Lange told of his encounter in Paraguay with an accomplished Japanese koto player who had come to South America to learn the harp in order to made her career as a harpist in Tokyo.

According to Lange, the Paraguayan harp is just starting to catch on here. “When I was playing initially, people would say, ‘What’s that, some kind of guitar?’ Now they come up and ask for specific Paraguayan songs.”

Unlike the lush, Impressionistic sonority associated with the modern orchestral harp, the Paraguayan harp has a forceful, brilliant sound, rich in overtones. The instrument is about 5 feet high, constructed entirely of wood, which makes it light in weight.
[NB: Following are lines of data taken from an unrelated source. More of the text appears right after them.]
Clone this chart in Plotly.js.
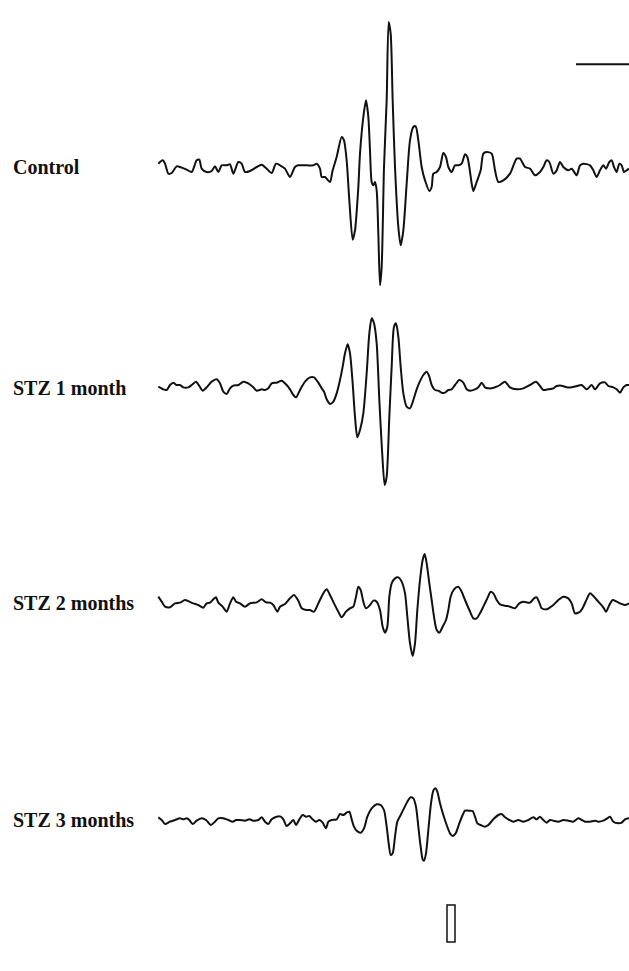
<!DOCTYPE html>
<html>
<head>
<meta charset="utf-8">
<script src="https://cdn.plot.ly/plotly-3.0.1.min.js"></script>
<style>html,body{margin:0;padding:0;background:#fff;}#chart{width:629px;height:971px;}</style>
</head>
<body>
<div id="chart"></div>
<script>
// Labels of the four recordings
const labels = ["Control", "STZ 1 month", "STZ 2 months", "STZ 3 months"];

// Control trace (time in arbitrary units, amplitude in arbitrary units)
const controlTime = [25,38,45,55,65,80,95,110,125,140,148,155,170,185,195,205,215,230,240,250,265,275,285,300,320,335,350,365,378,390,405,420,435,445,470,490,500,510,515,525,530,540,548,560,575,582,590,598,608,615,625,630,640,648,655,660,665,670,675,680,685,690,695,702,710,716,722,728,735,745,752,760,770,780,790,797,805,815,825,838,845,850,860,870,880,888,895,905,915,925,935,945,952,958,965,970,980,992,1000,1010,1025,1035,1045,1060,1080,1100,1110,1125,1140,1155,1170,1180,1190,1198,1210,1220,1230,1240,1255,1265,1280,1290,1300,1320,1330,1340,1350,1360,1368,1378,1385,1392,1400,1408,1415,1422,1430,1437];
const controlAmp = [10,20,10,-20,-18,2,-2,-8,-15,20,22,-5,-15,-12,2,-15,5,5,8,-20,15,10,-15,-12,0,7,-5,-18,10,5,-5,-30,0,5,5,5,10,-5,-30,-30,-35,-45,-10,30,90,80,20,-100,-218,-190,-60,40,150,200,150,50,-45,-55,-45,-70,-200,-355,-300,0,200,435,400,200,0,-180,-235,-190,-50,80,120,122,80,0,-40,-72,-60,-20,-15,0,42,30,0,-15,5,5,10,38,30,0,-50,-72,-45,-10,40,45,40,-10,-45,-40,-20,25,25,0,-5,-25,-15,0,20,15,-20,-10,15,0,-10,-5,-25,5,10,5,-10,-30,-10,5,-5,15,20,0,-15,10,5,-15,-10,-5];

// STZ 1 month
const stz1Time = [25,40,50,60,70,80,90,100,115,125,138,148,158,170,185,200,210,220,230,240,250,265,280,295,310,320,335,345,355,365,380,395,410,420,430,438,450,465,480,492,505,515,522,530,540,550,560,570,578,585,593,600,608,615,622,630,640,650,658,665,672,680,688,696,704,710,718,725,732,738,745,752,760,770,780,790,800,808,820,830,838,845,855,865,875,885,895,905,915,928,940,950,960,975,985,995,1005,1015,1025,1040,1050,1065,1080,1100,1120,1140,1158,1170,1180,1195,1210,1220,1235,1250,1265,1280,1295,1310,1325,1335,1350,1365,1375,1390,1400,1410,1420,1430,1437];
const stz1Amp = [5,-3,-5,10,17,10,10,3,3,10,20,7,-7,3,20,27,15,-10,-17,0,8,10,20,15,3,-7,-3,-5,0,15,17,23,10,-3,-20,-27,-5,20,33,33,17,0,-10,-33,-47,-40,-15,25,65,105,132,105,15,-85,-147,-125,-75,45,165,210,195,135,-35,-185,-290,-265,-85,65,185,195,155,65,-15,-55,-60,-35,-3,17,40,50,35,10,-5,-7,-13,-13,-5,-3,10,25,17,-3,-7,-3,3,17,3,0,0,5,10,20,3,-3,0,10,20,7,-5,-3,0,7,8,3,3,7,10,-3,10,-3,15,18,7,3,-3,-13,3,10,10];

// STZ 2 months
const stz2Time = [25,35,45,60,75,90,105,118,130,145,160,170,180,190,198,205,218,230,240,250,258,270,285,300,320,335,348,360,370,382,390,405,420,432,445,455,468,480,492,505,520,530,540,552,565,575,588,600,610,618,625,632,640,648,660,670,680,690,698,705,712,718,725,735,745,755,765,772,780,788,795,802,810,818,824,830,838,845,852,860,868,878,888,895,902,912,925,935,945,958,970,980,990,1000,1012,1022,1030,1040,1050,1065,1080,1095,1108,1120,1140,1152,1160,1168,1175,1190,1200,1210,1225,1240,1255,1265,1275,1290,1300,1310,1320,1330,1345,1360,1368,1378,1388,1400,1415,1425,1437];
const stz2Amp = [20,5,-10,-12,0,2,10,5,0,-5,-13,0,2,12,18,2,-10,-25,0,18,5,0,-10,0,3,12,3,2,-5,-25,-10,-2,15,25,8,-15,-20,-20,-25,0,30,42,25,0,-25,-42,-25,-15,-10,20,50,40,5,-15,-5,8,5,-20,-70,-88,-70,20,60,75,78,65,30,-40,-120,-158,-120,-20,70,130,148,120,60,10,-40,-80,-88,-70,-50,-20,20,42,50,35,10,-20,-45,-45,-30,-10,15,35,30,10,-3,-7,-10,-15,0,5,2,15,18,2,-15,-18,-12,-5,10,20,15,0,-30,-25,-10,12,30,22,5,-12,-25,-5,10,5,-2,-5,0];

// STZ 3 months
const stz3Time = [25,35,45,60,75,90,100,110,118,128,140,155,168,182,195,205,220,235,248,258,270,285,298,310,325,335,345,355,365,380,392,400,410,420,430,438,448,458,468,478,488,498,508,518,528,535,545,560,570,580,590,598,605,612,620,632,642,652,665,680,692,702,710,716,722,728,735,742,752,762,772,782,790,798,805,812,818,822,828,835,843,850,856,862,870,880,890,900,908,918,928,938,945,955,968,975,982,992,1005,1015,1030,1045,1055,1065,1078,1090,1105,1120,1135,1150,1160,1170,1180,1190,1200,1210,1225,1240,1255,1270,1285,1295,1305,1320,1335,1345,1360,1372,1380,1390,1405,1415,1425,1437];
const stz3Amp = [8,0,-12,-5,0,5,2,5,0,-12,-2,5,0,-15,-5,5,5,0,-5,0,0,-2,2,-2,0,8,-5,-12,2,10,10,2,-18,-10,0,-15,2,15,10,12,2,-5,0,-8,-25,-5,0,2,18,15,22,25,2,-20,-32,-38,-25,10,35,47,45,30,-20,-70,-105,-100,-50,-5,15,35,55,68,65,40,-20,-80,-118,-122,-100,-30,50,88,95,85,50,15,-15,-40,-48,-38,-10,15,28,28,27,10,-10,-15,-20,-15,2,15,18,8,0,-5,0,-5,0,8,2,10,0,-8,0,-2,-5,0,-2,-5,5,0,-5,-5,-2,-5,-2,5,10,-5,-10,-8,2,5];

const times = [controlTime, stz1Time, stz2Time, stz3Time];
const amps = [controlAmp, stz1Amp, stz2Amp, stz3Amp];

// vertical placement of each recording (layout)
const offsets = [0, -664, -1309, -1959];
// time scale bar
const scaleBarTime = [1278, 1440];
const scaleBarLevel = 308;
// amplitude calibration box
const calBoxTime = [891, 915];
const calBoxLevel = [-2325, -2214];

const traces = amps.map((a, i) => ({
  type: 'scatter', mode: 'lines',
  x: times[i],
  y: a.map(v => v + offsets[i]),
  line: {color: '#111', width: 2, shape: 'spline', smoothing: 0.7},
  hoverinfo: 'skip', showlegend: false
}));

const annotations = labels.map((t, i) => ({
  text: '<b>' + t + '</b>', xref: 'paper', yref: 'y', x: 11/629, y: offsets[i],
  xanchor: 'left', yanchor: 'middle', showarrow: false,
  font: {family: 'Liberation Serif, Times New Roman, serif', size: 20, color: '#111'}
}));

const layout = {
  width: 629, height: 971,
  margin: {l: 0, r: 0, t: 0, b: 0},
  paper_bgcolor: '#fff', plot_bgcolor: '#fff',
  xaxis: {range: [-450, 1437], visible: false, fixedrange: true},
  yaxis: {range: [-2412, 501], visible: false, fixedrange: true},
  annotations: annotations,
  shapes: [
    {type: 'line', xref: 'x', yref: 'y', x0: scaleBarTime[0], x1: scaleBarTime[1], y0: scaleBarLevel, y1: scaleBarLevel,
     line: {color: '#111', width: 2}},
    {type: 'rect', xref: 'x', yref: 'y', x0: calBoxTime[0], x1: calBoxTime[1], y0: calBoxLevel[0], y1: calBoxLevel[1],
     line: {color: '#111', width: 1.5}, fillcolor: 'rgba(0,0,0,0)'}
  ]
};

Plotly.newPlot('chart', traces, layout, {displayModeBar: false, staticPlot: true});
</script>
</body>
</html>
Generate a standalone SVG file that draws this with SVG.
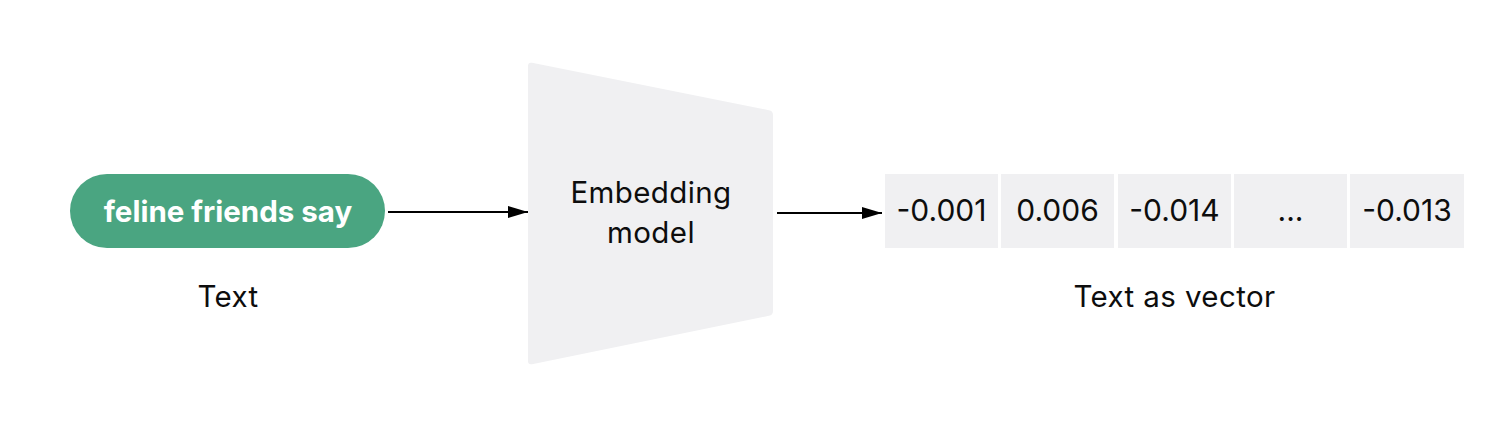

It has 30 to 40 nylon strings, although traditionally the strings were gut.

Because of its power and the wide range of music it can play, “the Paraguayan harp is the poor man’s piano,” Lange noted.

The harp is played in a vigorous manner to create a dense texture jostled with the cross rhythms of festive Paraguayan dances. “In Paraguay, the harp players traditionally are men, and the music is played very aggressively,” he said. “I have heard women play the Paraguayan harp, but I have yet to hear one who plays with such aggression. Women do better playing and composing the slow songs. It is a very macho country. If women were to start playing that way, it would not be accepted.”